The Lactose Intolerance Clearinghouse Has Moved.

My old website can be found at www.stevecarper.com/li I am no longer updating the site, so there will be dead links. The static information provided by me is still sound.

For quick offline reference, you can purchase Planet Lactose: The Best of the Blog as an ebook on Smashwords.com or Amazon.com or BarnesandNoble.com or a whole lot of other places that Smashwords is suppose to distribute the book to. Almost 100,000 words on LI, allergies, milk products, milk-free products, and the genetics of intolerance, along with large helpings of the weirdness that is the Net.

I suffer the universal malady of spam and adbots, so I moderate comments here. That may mean you'll see a long lag before I remember to check the site and approve them. Despite the gap, you'll always get your say. I read every single one, and every legitimate one gets posted.


Tuesday, May 19, 2009

Secondary Lactose Intolerance

Most people in the world have what is known as primary lactose intolerance. That means they are genetically destined to lose the ability to manufacture the lactase enzyme that digests lactose as they grow older.

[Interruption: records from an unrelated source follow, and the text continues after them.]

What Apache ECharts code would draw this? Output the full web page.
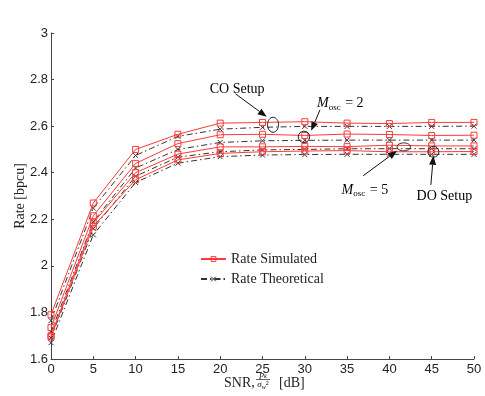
<!DOCTYPE html>
<html>
<head>
<meta charset="utf-8">
<script src="https://cdn.jsdelivr.net/npm/echarts@6/dist/echarts.min.js"></script>
<style>
  html, body { margin: 0; padding: 0; background: #fff; }
  #chart { width: 485px; height: 396px; }
</style>
</head>
<body>
<div id="chart"></div>
<script>
// SNR values in dB
const snr = [0, 5, 10, 15, 20, 25, 30, 35, 40, 45, 50];

// simulated rates (red, squares)
const simCO = [1.79, 2.27, 2.50, 2.565, 2.613, 2.616, 2.619, 2.613, 2.611, 2.616, 2.616];
const simM2 = [1.735, 2.215, 2.44, 2.525, 2.563, 2.565, 2.560, 2.566, 2.564, 2.560, 2.561];
const simM5 = [1.70, 2.185, 2.40, 2.48, 2.511, 2.511, 2.513, 2.512, 2.518, 2.515, 2.515];
const simDO = [1.695, 2.17, 2.37, 2.455, 2.483, 2.490, 2.493, 2.495, 2.490, 2.490, 2.491];

// theoretical rates (black, crosses)
const theoCO = [1.765, 2.248, 2.474, 2.556, 2.587, 2.595, 2.599, 2.599, 2.599, 2.599, 2.600];
const theoM2 = [1.715, 2.19, 2.42, 2.50, 2.53, 2.537, 2.539, 2.540, 2.540, 2.540, 2.540];
const theoM5 = [1.69, 2.16, 2.385, 2.467, 2.49, 2.498, 2.500, 2.503, 2.503, 2.503, 2.503];
const theoDO = [1.67, 2.133, 2.358, 2.441, 2.469, 2.476, 2.478, 2.479, 2.479, 2.479, 2.479];

const yTicks = [1.6, 1.8, 2, 2.2, 2.4, 2.6, 2.8, 3];

// annotations, in data coordinates: label, text pos, arrow start, arrow tip, mark centre, mark radii (px)
const notes = [
  { text: "{t|CO Setup}", pos: [22.0, 2.756], from: [21.8, 2.739], to: [25.5, 2.640], mark: [26.25, 2.606], r: [5.5, 7.5] },
  { text: "{m|M}{s|osc}{t| = 2}", pos: [34.2, 2.696], from: [31.8, 2.670], to: [30.75, 2.580], mark: [29.9, 2.554], r: [5.7, 5.7] },
  { text: "{m|M}{s|osc}{t| = 5}", pos: [37.1, 2.326], from: [36.9, 2.387], to: [40.9, 2.494], mark: [41.7, 2.511], r: [6.7, 4] },
  { text: "{t|DO Setup}", pos: [46.5, 2.30], from: [44.9, 2.348], to: [45.2, 2.473], mark: [45.2, 2.490], r: [5.5, 5.5] }
];

const serif = "Liberation Serif";
const sans = "Liberation Sans";
const crossPath = "path://M0,0L10,10M10,0L0,10";

function pairs(ys) {
  return snr.map((x, i) => [x, ys[i]]);
}

function simSeries(ys) {
  return {
    name: "Rate Simulated",
    type: "line",
    data: pairs(ys),
    symbol: "rect",
    symbolSize: 6,
    showAllSymbol: true,
    lineStyle: { color: "#ff3a3a", width: 1 },
    itemStyle: { color: "rgba(255,255,255,0)", borderColor: "#ff3a3a", borderWidth: 1 },
    emphasis: { disabled: true },
    z: 3
  };
}

function theoSeries(ys) {
  return {
    name: "Rate Theoretical",
    type: "line",
    data: pairs(ys),
    symbol: crossPath,
    symbolSize: 5,
    showAllSymbol: true,
    lineStyle: { color: "#333", width: 1, type: [6, 3, 1.5, 3] },
    itemStyle: { color: "rgba(0,0,0,0)", borderColor: "#333", borderWidth: 1 },
    emphasis: { disabled: true },
    z: 2
  };
}

const chart = echarts.init(document.getElementById("chart"));

const option = {
  animation: false,
  backgroundColor: "#fff",
  grid: { left: 51, right: 11, top: 33, bottom: 37 },
  legend: {
    data: ["Rate Simulated", "Rate Theoretical"],
    orient: "vertical",
    left: 195,
    top: 247,
    itemWidth: 25,
    itemHeight: 6,
    itemGap: 6,
    itemStyle: { borderWidth: 1 },
    textStyle: { fontFamily: serif, fontSize: 14, color: "#222" }
  },
  xAxis: {
    type: "value",
    min: 0,
    max: 50,
    interval: 5,
    axisLine: { lineStyle: { color: "#444", width: 1 } },
    axisTick: { inside: true, length: 3, lineStyle: { color: "#444" } },
    axisLabel: { fontFamily: sans, fontSize: 13, color: "#222", margin: 4 },
    splitLine: { show: false }
  },
  yAxis: {
    type: "value",
    min: 1.6,
    max: 3,
    interval: 0.2,
    name: "Rate [bpcu]",
    nameLocation: "middle",
    nameGap: 24,
    nameMoveOverlap: false,
    nameTextStyle: { fontFamily: serif, fontSize: 14, color: "#222" },
    axisLine: { show: true, lineStyle: { color: "#444", width: 1 } },
    axisTick: { show: true, inside: true, length: 3, lineStyle: { color: "#444" } },
    axisLabel: {
      fontFamily: sans, fontSize: 13, color: "#222", margin: 3,
      formatter: (v) => {
        const t = yTicks.find((k) => Math.abs(k - v) < 1e-6);
        return t === undefined ? "" : String(t);
      }
    },
    splitLine: { show: false }
  },
  series: [
    simSeries(simCO), simSeries(simM2), simSeries(simM5), simSeries(simDO),
    theoSeries(theoCO), theoSeries(theoM2), theoSeries(theoM5), theoSeries(theoDO)
  ]
};

chart.setOption(option);

// annotations and x axis label drawn as graphics, anchored on the data scale
const rich = {
  t: { fontFamily: serif, fontSize: 14, color: "#222" },
  m: { fontFamily: serif, fontSize: 14, fontStyle: "italic", color: "#222" },
  s: { fontFamily: serif, fontSize: 9, color: "#222", padding: [7, 1, 0, 0] }
};

const elements = [];
notes.forEach((n) => {
  const p = chart.convertToPixel({ gridIndex: 0 }, n.pos);
  const a = chart.convertToPixel({ gridIndex: 0 }, n.from);
  const b = chart.convertToPixel({ gridIndex: 0 }, n.to);
  const c = chart.convertToPixel({ gridIndex: 0 }, n.mark);
  elements.push({
    type: "text", x: p[0], y: p[1], z: 10,
    style: { text: n.text, rich: rich, align: "center", verticalAlign: "middle" }
  });
  const ang = Math.atan2(b[1] - a[1], b[0] - a[0]);
  const L = 9, W = 3.5;
  const bx = b[0] - L * Math.cos(ang), by = b[1] - L * Math.sin(ang);
  elements.push({
    type: "line", z: 10,
    shape: { x1: a[0], y1: a[1], x2: bx, y2: by },
    style: { stroke: "#111", lineWidth: 1 }
  });
  elements.push({
    type: "polygon", z: 10,
    shape: { points: [
      [b[0], b[1]],
      [bx + W * Math.sin(ang), by - W * Math.cos(ang)],
      [bx - W * Math.sin(ang), by + W * Math.cos(ang)]
    ] },
    style: { fill: "#111" }
  });
  elements.push({
    type: "ellipse", z: 10,
    shape: { cx: c[0], cy: c[1], rx: n.r[0], ry: n.r[1] },
    style: { fill: "none", stroke: "#222", lineWidth: 1 }
  });
});

// x axis name: SNR, p_k / sigma_w^2 [dB]
elements.push(
  { type: "text", x: 224, y: 383, style: { text: "SNR,", fontFamily: serif, fontSize: 14, fill: "#222", verticalAlign: "middle" } },
  { type: "text", x: 263, y: 379, style: { text: "{i|p}{b|k}", rich: { i: { fontFamily: serif, fontStyle: "italic", fontSize: 9, color: "#222" }, b: { fontFamily: serif, fontStyle: "italic", fontSize: 6, color: "#222", padding: [3, 0, 0, 0] } }, align: "center", verticalAlign: "bottom" } },
  { type: "line", shape: { x1: 256, y1: 379.5, x2: 270, y2: 379.5 }, style: { stroke: "#222", lineWidth: 0.7 } },
  { type: "text", x: 263, y: 380, style: { text: "{i|σ}{b|w}{u|2}", rich: { i: { fontFamily: serif, fontStyle: "italic", fontSize: 9, color: "#222" }, b: { fontFamily: serif, fontStyle: "italic", fontSize: 6, color: "#222", padding: [4, 0, 0, 0] }, u: { fontFamily: serif, fontSize: 6, color: "#222", padding: [0, 0, 4, 0] } }, align: "center", verticalAlign: "top" } },
  { type: "text", x: 279, y: 383, style: { text: "[dB]", fontFamily: serif, fontSize: 14, fill: "#222", verticalAlign: "middle" } }
);

chart.setOption({ graphic: elements });

window.addEventListener("resize", function () {
  chart.resize();
});
</script>
</body>
</html>
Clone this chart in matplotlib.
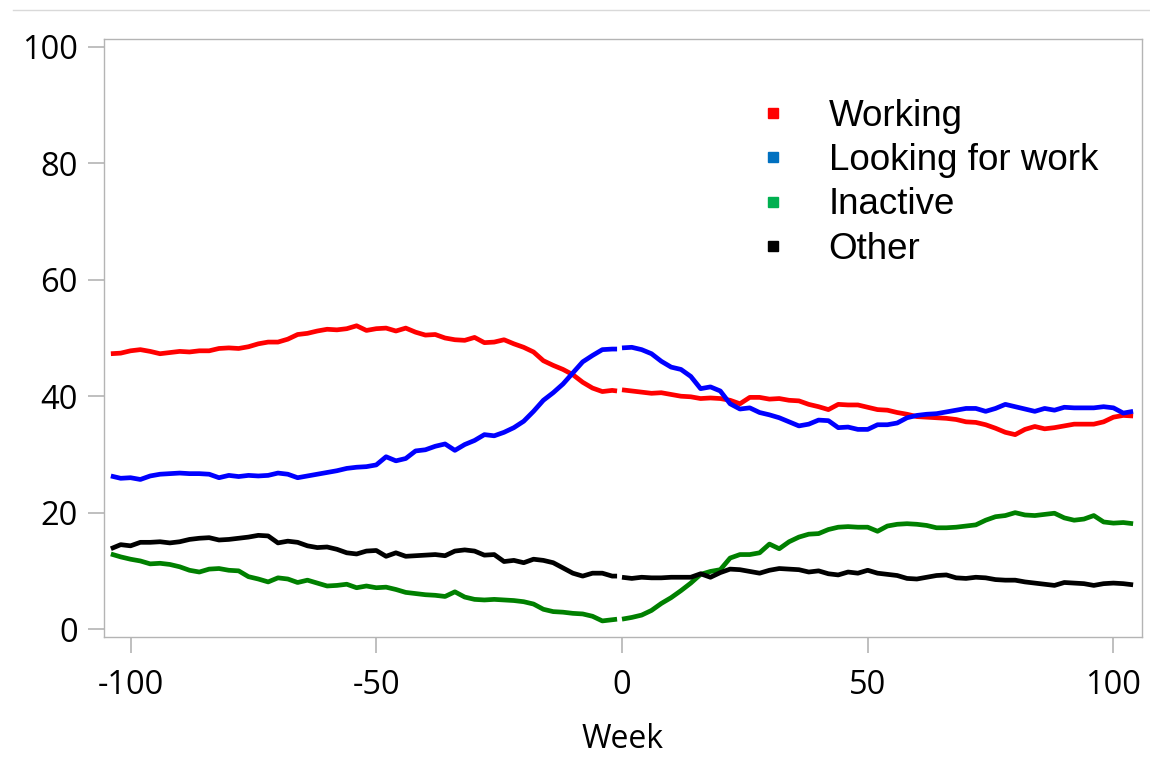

That's not the only route to LI, though. Anybody of any genetic heritage can lose the ability to manufacture lactase if surgery, disease, drugs, or other catastrophic events disrupt the intestines.

Here's an example taken from an article written by Ellen Rowland in the Hagerstown MD Herald-Mail.

Since my bariatric surgery Feb. 20, I have lost 50 pounds. I am very happy with that. Most people tell me that they can see a difference. ...

Do I have any regrets having this surgery done? No. I am pleased with the way things have turned out. If you were to ask me early in April, my answer might have been different because I was getting nauseated and didn't know why. Now, I feel great. ...

I am eating solid foods, and for the most part, I digest them well, as long as I chew thoroughly and eat slowly. I know when my stomach is full and I just push the plate away, because if I were to continue eating I'd just throw up. It's not worth it. ...

I also discovered that I am now lactose intolerant. I became sick to my stomach after I would drink my protein shake and sometimes whatever I ate. But I do not drink milk much anyway, so that is not a great loss.